The conduct of the parties include-

d) conduct before, as well as during, the proceedings and, in particular, the extent to which the parties followed the practice direction – pre action protocol or any relevant pre action protocol;

e) whether it was reasonable for a party to raise, pursue or contest a particular allegation or issue;

f) the manner in which a party has pursued or defended its case or a particular allegation or issue;

g) whether a claimant has succeeded in a claim, in whole or in part, exaggerated its claim.

vi) It is generally undesirable to award costs where the consequence of such order is likely to exacerbate hostile feelings between parents to the ultimate detriment to the child.
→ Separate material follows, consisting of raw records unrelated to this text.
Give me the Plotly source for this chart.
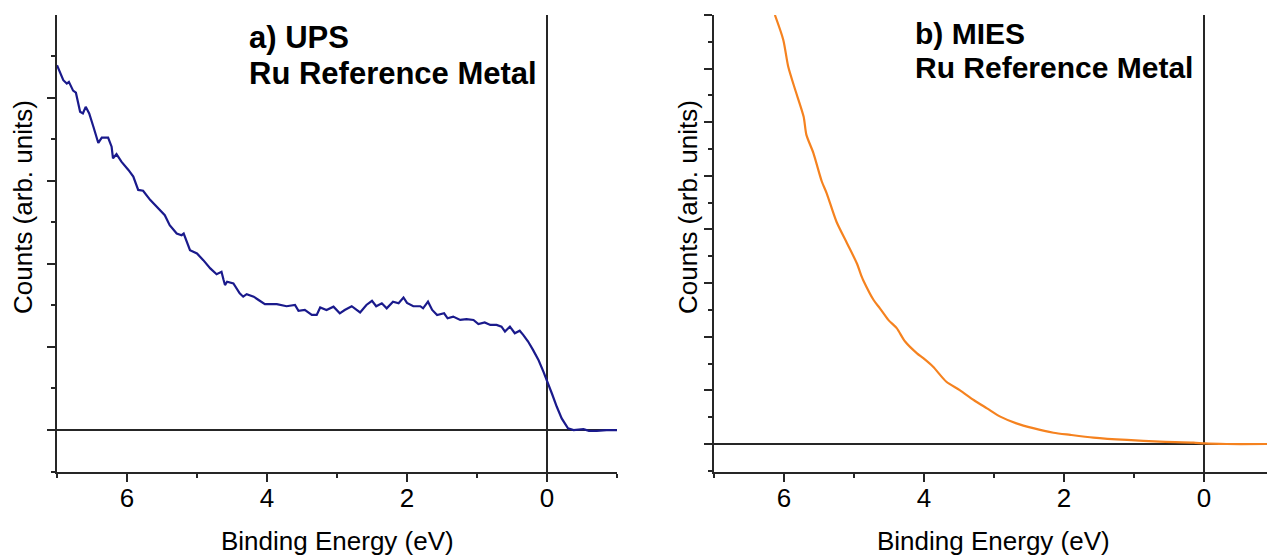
import plotly.graph_objects as go

# ---- Data ----
ups_energy = [7.00, 6.98, 6.91, 6.86, 6.83, 6.77, 6.73, 6.67, 6.63, 6.59, 6.54, 6.48, 6.41, 6.36,
              6.27, 6.22, 6.20, 6.15, 6.08, 5.98, 5.91, 5.84, 5.77, 5.67, 5.53, 5.46, 5.39, 5.29,
              5.22, 5.19, 5.10, 5.00, 4.91, 4.81, 4.72, 4.65, 4.62, 4.60, 4.57, 4.48, 4.39, 4.34,
              4.29, 4.19, 4.12, 4.03, 3.86, 3.72, 3.60, 3.55, 3.46, 3.36, 3.29, 3.24, 3.15, 3.05,
              2.96, 2.89, 2.79, 2.67, 2.58, 2.50, 2.44, 2.36, 2.29, 2.20, 2.12, 2.05, 2.00, 1.91,
              1.81, 1.77, 1.70, 1.64, 1.57, 1.47, 1.42, 1.34, 1.24, 1.15, 1.05, 0.98, 0.89, 0.81,
              0.72, 0.65, 0.60, 0.53, 0.46, 0.39, 0.34, 0.27, 0.20, 0.12, 0.05, 0.00, -0.07, -0.14,
              -0.21, -0.30, -0.38, -0.52, -0.60, -0.71, -0.85, -1.00]
ups_counts = [8.78, 8.70, 8.42, 8.34, 8.38, 8.17, 8.12, 7.66, 7.62, 7.78, 7.62, 7.30, 6.91, 7.04,
              7.04, 6.82, 6.54, 6.64, 6.46, 6.26, 6.10, 5.78, 5.76, 5.54, 5.29, 5.17, 4.93, 4.73,
              4.69, 4.73, 4.33, 4.25, 4.09, 3.89, 3.75, 3.81, 3.61, 3.49, 3.57, 3.53, 3.29, 3.21,
              3.27, 3.21, 3.13, 3.03, 3.03, 2.98, 3.01, 2.87, 2.89, 2.77, 2.77, 2.95, 2.89, 2.97,
              2.81, 2.89, 2.98, 2.83, 3.01, 3.11, 2.98, 3.05, 2.93, 3.09, 3.05, 3.19, 3.06, 2.98,
              2.98, 2.93, 3.09, 2.89, 2.77, 2.81, 2.69, 2.73, 2.65, 2.67, 2.65, 2.55, 2.59, 2.53,
              2.53, 2.49, 2.37, 2.49, 2.33, 2.39, 2.29, 2.13, 1.93, 1.68, 1.40, 1.20, 0.88, 0.56,
              0.28, 0.04, 0.00, 0.02, -0.02, -0.02, 0.00, 0.00]

mies_energy = [6.13, 6.01, 5.94, 5.84, 5.72, 5.68, 5.58, 5.46, 5.39, 5.25, 5.10, 4.96, 4.89, 4.87,
               4.72, 4.63, 4.51, 4.39, 4.27, 4.10, 4.01, 3.87, 3.68, 3.49, 3.29, 3.10, 2.91, 2.68,
               2.44, 2.15, 1.91, 1.58, 1.10, 0.63, 0.15, -0.01, -0.32, -0.90]
mies_counts = [16.0, 15.07, 14.08, 13.21, 12.21, 11.53, 10.85, 9.79, 9.35, 8.29, 7.49, 6.74, 6.24, 6.12,
               5.37, 5.06, 4.63, 4.32, 3.82, 3.38, 3.20, 2.88, 2.32, 2.01, 1.64, 1.33, 1.02, 0.77,
               0.59, 0.42, 0.34, 0.24, 0.15, 0.09, 0.05, 0.02, 0.00, 0.00]

x_tick_vals = [6, 4, 2, 0]
x_tick_text = ["6", "4", "2", "0"]
x_title = "Binding Energy (eV)"
y_title = "Counts (arb. units)"
panel_a = ["a) UPS", "Ru Reference Metal"]
panel_b = ["b) MIES", "Ru Reference Metal"]

# ---- Figure ----
W, H = 1267, 555
FONT = "Liberation Sans, Arial, sans-serif"
AX = "#262626"

fig = go.Figure()
fig.add_trace(go.Scatter(x=ups_energy, y=ups_counts, mode="lines",
                         line=dict(color="#1a1a8c", width=2.2), xaxis="x", yaxis="y",
                         showlegend=False))
fig.add_trace(go.Scatter(x=mies_energy, y=mies_counts, mode="lines",
                         line=dict(color="#f5821f", width=2.2, shape="spline", smoothing=0.7),
                         xaxis="x2", yaxis="y2", showlegend=False))

def px_x(p):
    return p / W

def px_y(p):
    return 1 - p / H

ydom = [px_y(472), px_y(15)]

common_x = dict(showgrid=False, showline=True, linecolor=AX, linewidth=1.6,
                ticks="outside", ticklen=8, tickwidth=1.6, tickcolor=AX,
                tickmode="array", tickvals=x_tick_vals, ticktext=x_tick_text,
                tickfont=dict(family=FONT, size=26, color="black"),
                ticklabelstandoff=-6,
                minor=dict(tickmode="array", tickvals=[7, 5, 3, 1, -1], ticks="outside",
                           ticklen=4, tickwidth=1.6, tickcolor=AX, showgrid=False),
                zeroline=True, zerolinecolor=AX, zerolinewidth=1.6)
common_y = dict(showgrid=False, showline=True, linecolor=AX, linewidth=1.6,
                ticks="outside", ticklen=8, tickwidth=1.6, tickcolor=AX,
                showticklabels=False, tick0=0, dtick=2,
                minor=dict(ticks="outside", ticklen=4, tickwidth=1.6, tickcolor=AX,
                           dtick=1, tick0=0, showgrid=False),
                zeroline=True, zerolinecolor=AX, zerolinewidth=1.6)

fig.update_layout(
    width=W, height=H,
    margin=dict(l=0, r=0, t=0, b=0),
    paper_bgcolor="white", plot_bgcolor="white",
    xaxis=dict(common_x, domain=[px_x(57), px_x(617)], range=[7, -1], anchor="y"),
    yaxis=dict(common_y, domain=ydom, range=[-1.01, 9.99], anchor="x"),
    xaxis2=dict(common_x, domain=[px_x(714), 1.0], range=[7, -0.9], anchor="y2"),
    yaxis2=dict(common_y, domain=ydom, range=[-1.045, 16.0], anchor="x2"),
)

ann = []
def add_text(text, x, y, size, bold=False, angle=0, xanchor="center"):
    ann.append(dict(text=f"<b>{text}</b>" if bold else text, x=px_x(x), y=px_y(y),
                    xref="paper", yref="paper", showarrow=False, textangle=angle,
                    xanchor=xanchor, yanchor="middle",
                    font=dict(family=FONT, size=size, color="black")))

add_text(x_title, 337, 541, 26)
add_text(x_title, 993, 541, 26)
add_text(y_title, 23, 207, 26, angle=-90)
add_text(y_title, 688, 207, 26, angle=-90)
add_text(panel_a[0], 247, 38, 31, bold=True, xanchor="left")
add_text(panel_a[1], 247, 73, 31, bold=True, xanchor="left")
add_text(panel_b[0], 913, 33, 30, bold=True, xanchor="left")
add_text(panel_b[1], 913, 68, 30, bold=True, xanchor="left")
fig.update_layout(annotations=ann)

fig.write_html("out.html", config={"displayModeBar": False},
               post_script="document.body.style.margin='0';document.body.style.overflow='hidden';")
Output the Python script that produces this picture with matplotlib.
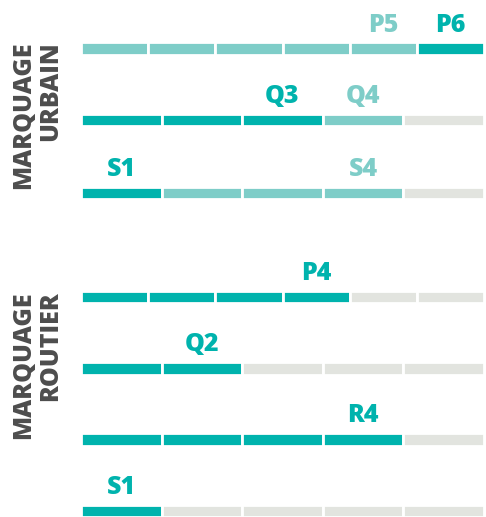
import matplotlib.pyplot as plt
from matplotlib.transforms import blended_transform_factory

DARK = "#00b3ad"
LIGHT = "#7ecdc8"
GREY = "#e2e4df"

# one entry per row: state of each segment (2 = dark, 1 = light, 0 = grey)
row_states = [
    [1, 1, 1, 1, 1, 2],
    [2, 2, 2, 1, 0],
    [2, 1, 1, 1, 0],
    [2, 2, 2, 2, 0, 0],
    [2, 2, 0, 0, 0],
    [2, 2, 2, 2, 0],
    [2, 0, 0, 0, 0],
]
# labels: (row, segment index, text)
row_labels = [
    (0, 4, "P5"), (0, 5, "P6"),
    (1, 2, "Q3"), (1, 3, "Q4"),
    (2, 0, "S1"), (2, 3, "S4"),
    (3, 3, "P4"),
    (4, 1, "Q2"),
    (5, 3, "R4"),
    (6, 0, "S1"),
]
groups = ["MARQUAGE\nURBAIN", "MARQUAGE\nROUTIER"]

row_y = [0, 1, 2.015, 3.466, 4.463, 5.453, 6.45]
group_y = [0.93, 4.42]
colors = {0: GREY, 1: LIGHT, 2: DARK}

plt.rcParams["font.family"] = ["Open Sans", "DejaVu Sans"]

fig = plt.figure(figsize=(4.86, 5.17), dpi=100)
ax = fig.add_axes([81 / 486, 0, 403 / 486, 1])
px = 71.7
ax.set_ylim((517 - 48.5) / px, -48.5 / px)
ax.set_xlim(0, 1)
ax.axis("off")

bar_h = 12.5 / px
for r, states in enumerate(row_states):
    n = len(states)
    w = 1 / n
    for i, s in enumerate(states):
        ax.barh(row_y[r], w, left=i * w, height=bar_h, color=colors[s],
                edgecolor="white", linewidth=2, align="center")

for r, i, txt in row_labels:
    n = len(row_states[r])
    s = row_states[r][i]
    ax.text((i + 0.5) / n, row_y[r] - 17 / px, txt, ha="center", va="baseline",
            fontsize=18, fontweight="extra bold", color=colors[s])

trans = blended_transform_factory(fig.transFigure, ax.transData)
for name, gy in zip(groups, group_y):
    fig.text(37 / 486, gy, name, transform=trans, rotation=90, ha="center",
             va="center", multialignment="right", fontsize=18,
             fontweight="extra bold", color="#4d4d4d", linespacing=1.1)

fig.savefig("out.png", dpi=100)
The Judge concluded that there is no magic formula in a case of this kind for determining how costs should be attributed in percentage terms.  It is of note that the Judge was critical of opportunistic pleading in Hague Convention cases and held that this practice has become far too common, is antithetical to the summary philosophy of the proceedings themselves and causes both delay and unnecessary expense.

Hayden J held that the Father should be responsible for half of the Mother’s costs and considered whether it was possible to undertake a Summary Assessment, focusing on a global view of proportionality of costs incurred rather than an itemised consideration.  The Judge established that Summary Assessment in cases such as this was likely to fall foul of C.P.R 43 PD 13.2 which indicates the appropriateness of this type of approach is limited to a fast track trial or a hearing which lasts no more than a day. Accordingly, the Judge ordered that the Father should pay half of the costs incurred by the Mother’s response to the application, subject to a detailed assessment on a standard basis.

Application by a Mother to recover the costs from a Father following a hearing to determine a child’s habitual residence.